Factorise x³ – 2x² + 3x – 6

Group the terms:

(x³ – 2x²) + (3x – 6)

Factor out common factors from each group:

x²(x – 2) + 3(x – 2)

Now, we have a common factor (x – 2):

(x – 2)(x² + 3)

The final factorised form is: (x – 2)(x² + 3)

Method 5: Sum and Difference of Cubes

This method applies to specific cubic expressions that represent the sum or difference of two cubes.

• Sum of Cubes: a³ + b³ = (a + b)(a² – ab + b²)
• Difference of Cubes: a³ – b³ = (a – b)(a² + ab + b²)

Example:

Factorise 8x³ – 27

This is a difference of cubes, where a = 2x and b = 3:

(2x – 3)((2x)² + (2x)(3) + 3²) = (2x – 3)(4x² + 6x + 9)

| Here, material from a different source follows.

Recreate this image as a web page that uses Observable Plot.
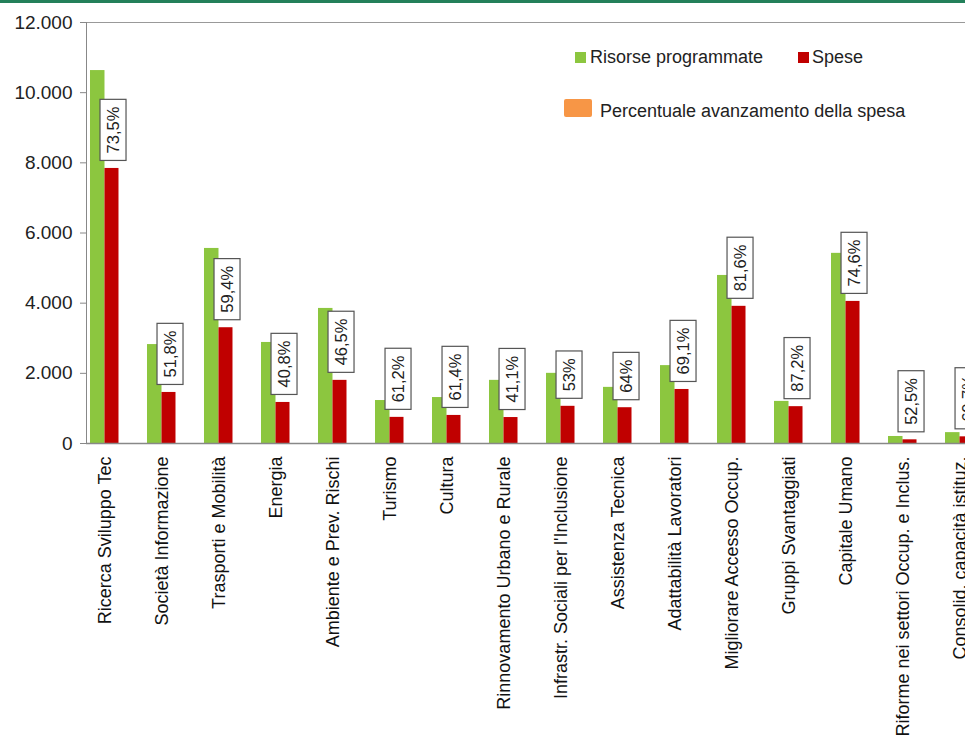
<!DOCTYPE html>
<html>
<head>
<meta charset="utf-8">
<script src="https://cdn.jsdelivr.net/npm/d3@7"></script>
<script src="https://cdn.jsdelivr.net/npm/@observablehq/plot@0.6"></script>
<style>
  html, body { margin: 0; padding: 0; background: #fff; overflow: hidden; }
  #wrap { position: relative; width: 965px; height: 741px; overflow: hidden; font-family: "Liberation Sans", Arial, sans-serif; }
  #topbar { height: 3px; background: #23805a; }
  #wrap svg { max-width: none !important; display: block; }
  .leg { position: absolute; font-size: 18px; color: #222; white-space: nowrap; line-height: 1; }
  .sw { position: absolute; }
</style>
</head>
<body>
<div id="wrap">
  <div id="topbar"></div>
  <div id="chart"></div>
  <div class="sw" style="left:575px;top:52px;width:11px;height:11px;background:#8cc63f"></div>
  <div class="leg" style="left:590px;top:48px">Risorse programmate</div>
  <div class="sw" style="left:798px;top:52px;width:11px;height:11px;background:#c00000"></div>
  <div class="leg" style="left:812px;top:48px">Spese</div>
  <div class="sw" style="left:564px;top:99px;width:28px;height:18px;background:#f79646;border-radius:2px"></div>
  <div class="leg" style="left:600px;top:102px">Percentuale avanzamento della spesa</div>
</div>
<script>
const categories = [
  "Ricerca Sviluppo Tec",
  "Società Informazione",
  "Trasporti e Mobilità",
  "Energia",
  "Ambiente e Prev. Rischi",
  "Turismo",
  "Cultura",
  "Rinnovamento Urbano e Rurale",
  "Infrastr. Sociali per l'Inclusione",
  "Assistenza Tecnica",
  "Adattabilità Lavoratori",
  "Migliorare Accesso Occup.",
  "Gruppi Svantaggiati",
  "Capitale Umano",
  "Riforme nei settori Occup. e Inclus.",
  "Consolid. capacità istituz."
];
const risorse = [10630, 2820, 5560, 2880, 3850, 1225, 1310, 1800, 2000, 1600, 2220, 4790, 1200, 5420, 200, 310];
const spese = [7840, 1455, 3300, 1170, 1800, 745, 800, 740, 1060, 1020, 1540, 3910, 1050, 4050, 105, 190];
const percentuali = [73.5, 51.8, 59.4, 40.8, 46.5, 61.2, 61.4, 41.1, 53, 64, 69.1, 81.6, 87.2, 74.6, 52.5, 60.7];
const yTicks = [0, 2000, 4000, 6000, 8000, 10000, 12000];

const data = categories.map((c, i) => ({cat: c, risorse: risorse[i], spese: spese[i], pct: percentuali[i]}));
const itFmt = d3.formatLocale({decimal: ",", thousands: ".", grouping: [3], currency: ["€", ""]}).format(",");
const pctFmt = v => String(v).replace(".", ",") + "%";

const GREEN = "#8cc63f", RED = "#c00000";

const chart = Plot.plot({
  width: 985,
  height: 800,
  marginLeft: 86,
  marginRight: 7.5,
  marginTop: 19,
  marginBottom: 360,
  style: {fontFamily: "'Liberation Sans', Arial, sans-serif", color: "#222", background: "white"},
  x: {domain: categories, paddingInner: 0.5, paddingOuter: 0.07, round: false, label: null},
  y: {domain: [0, 12000], label: null},
  marks: [
    Plot.ruleY([12000], {stroke: "#999"}),
    Plot.barY(data, {x: "cat", y: "risorse", fill: GREEN, insetRight: 14}),
    Plot.barY(data, {x: "cat", y: "spese", fill: RED, insetLeft: 14.5}),
    Plot.ruleY([0], {stroke: "#888", strokeWidth: 1.5}),
    Plot.frame({anchor: "left", stroke: "#888"}),
    Plot.axisY({ticks: yTicks, tickFormat: itFmt, tickSize: 6, tickPadding: 8, fontSize: 19, stroke: "#888", fill: "#222", label: null}),
    Plot.axisX({tickRotate: -90, tickSize: 0, tickPadding: 13, fontSize: 18, fill: "#111", label: null}),
    Plot.text(data, {x: "cat", y: "spese", text: d => pctFmt(d.pct), rotate: -90, textAnchor: "start", lineAnchor: "middle", dx: 9, dy: -15, fontSize: 16.5, fill: "#222"})
  ]
});
document.getElementById("chart").append(chart);

d3.select(chart).selectAll("text")
  .filter(function () { return /%$/.test(this.textContent) && this.getAttribute("transform"); })
  .each(function () {
    const node = this;
    const bb = node.getBBox();
    d3.select(node.parentNode).insert("rect", () => node)
      .attr("transform", node.getAttribute("transform"))
      .attr("x", bb.x - 7)
      .attr("y", bb.y - 4)
      .attr("width", bb.width + 14)
      .attr("height", bb.height + 8)
      .attr("fill", "white")
      .attr("stroke", "#555")
      .attr("stroke-width", 1.2);
  });
</script>
</body>
</html>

The factorised form is: (2x – 3)(4x² + 6x + 9)

Dealing with Complex Roots

Not all cubic equations have real roots. Some have complex roots (involving the imaginary unit i, where i² = -1). If you use the cubic formula or encounter a quadratic factor that cannot be factorised further using real numbers, you'll likely encounter complex roots. These are equally valid solutions. Remember that complex roots always appear in conjugate pairs; if a + bi is a root, then a – bi is also a root.

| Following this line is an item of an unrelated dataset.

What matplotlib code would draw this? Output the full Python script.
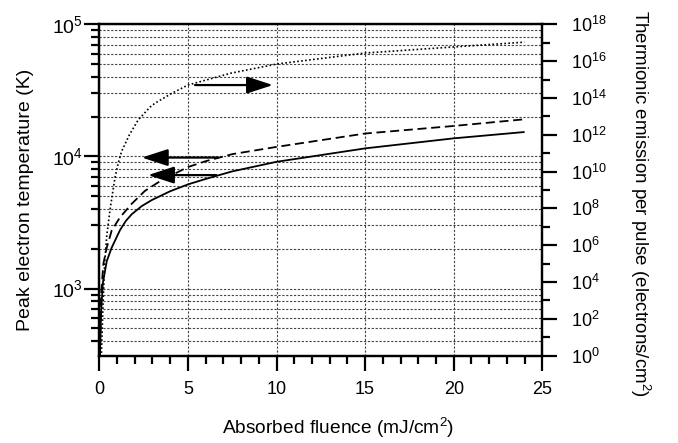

Solving Cubic Equations: A Step-by-Step Approach

Let's consolidate our knowledge by working through a more complex example:

Factorise 2x³ + 5x² – 4x – 3

1. Try integer roots: Test simple integer values. We find that x = -3 is a root because 2(-3)³ + 5(-3)² – 4(-3) – 3 = 0.

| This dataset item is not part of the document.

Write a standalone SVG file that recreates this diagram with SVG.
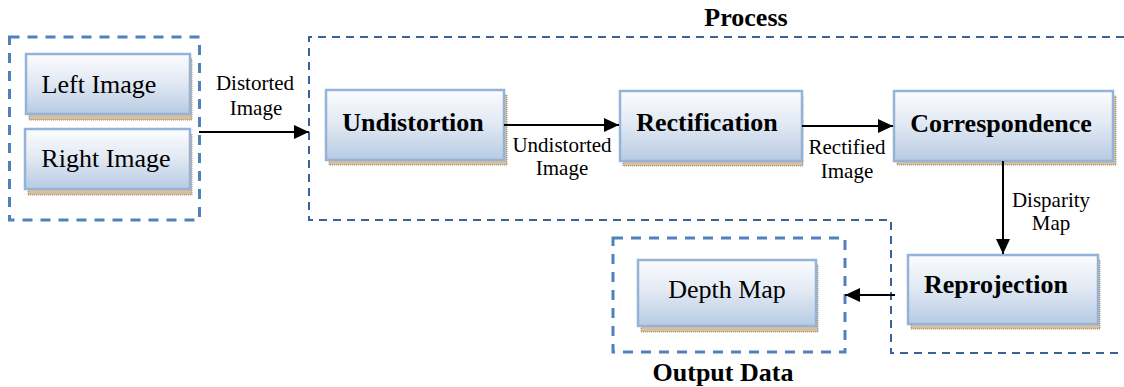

2. Apply the Factor Theorem: Since x = -3 is a root, (x + 3) is a factor.

3. Polynomial long division: Divide (2x³ + 5x² – 4x – 3) by (x + 3). This gives us 2x² – x – 1.

4. Factorise the quadratic: The quadratic 2x² – x – 1 factorises as (2x + 1)(x – 1).

5. Final factorisation: Therefore, the complete factorisation is (x + 3)(2x + 1)(x – 1).

Frequently Asked Questions (FAQ)

• Q: What if I can't find an integer root easily? A: You can use numerical methods or graphing calculators to find approximate roots, which can then be used to perform polynomial division.

• Q: Can a cubic equation have only one real root? A: Yes, it can. The other two roots will be complex conjugates.

• Q: Is there a quartic formula (for fourth-degree polynomials)? A: Yes, but it's even more complicated than the cubic formula and rarely used in practice. Other methods are generally preferred.

• Q: What if the quadratic factor doesn't factorise nicely? A: You can use the quadratic formula to find the roots of the quadratic factor, even if they are complex numbers. These roots will still provide the complete solution to the cubic equation.

Conclusion

Factorising cubic expressions involves a combination of techniques, ranging from simple inspection to the more powerful Factor Theorem and, as a last resort, the cubic formula. While the cubic formula exists, its complexity makes other methods more practical in most scenarios. Mastering these techniques empowers you to solve a wide range of cubic equations and gain a deeper understanding of polynomial algebra. Remember to practice regularly and systematically approach each problem, exploring different methods until you find the most efficient one for the given equation. With perseverance, you'll become proficient in tackling cubic factorisation with confidence.